Not yet — right now everything on your domain forwards to one personal inbox. If you need split routing, the simplest path is to upgrade to Google Workspace (about $6/user/month) and have separate mailboxes per address. We'll add native split-routing to this feature down the line if folks ask for it.

What's NOT in here

Worth being upfront: this is mail forwarding, not a full mailbox. That means:

  • No separate inbox at @yourdomain.com. Your email lives in your existing Gmail. There's no "log into yourdomain.com mailbox" page.
  • No team inbox. If three people need to see the same incoming mail, this isn't the right tool — Google Workspace's shared inbox is.
  • No archive of old mail with us. Your Gmail keeps your sent and received history. We hold forwarded copies for 7 days max, then they're deleted automatically.
  • No calendar / contacts / Docs at your domain. Those are separate Google Workspace features.
If you outgrow this, Google Workspace ($6/user/month) and Microsoft 365 Business Basic ($6/user/month) are the natural next step.

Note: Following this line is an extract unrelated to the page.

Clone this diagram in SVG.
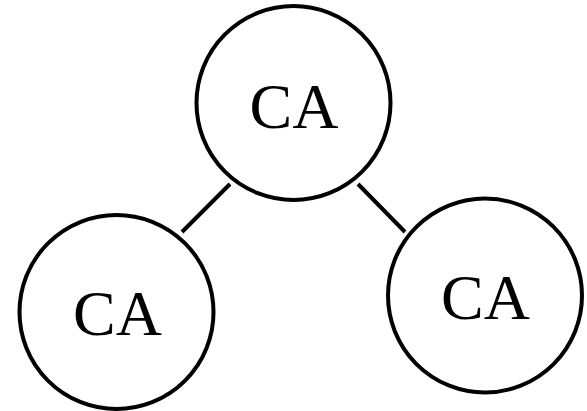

Both work alongside what we set up here — you'd just sign up with them, point your domain at their servers (we'll help with that switch when you're ready), and turn this forwarding off.

Curious how this works behind the scenes?

You don't need to know any of this to use it. But for the curious:

When your customer emails hello@yourdomain.com, the message goes through these stops:

  1. Their email server looks up where to send mail for your domain. We've set things up so it goes to Amazon (AWS).
  2. Amazon receives the email and tucks it into a safe storage spot.
  3. A tiny piece of our code wakes up, grabs the message, looks at who it was for, finds your forwarding address in our database, and re-sends the message to your Gmail.
  4. Your Gmail rings; you read it.
The whole trip takes a few seconds. Steps 1-2 are called "MX records" + "SES inbound" in tech-speak; step 3 is a "Lambda function"; step 4 is just regular email. Now you know — but you'll never need to think about any of it again.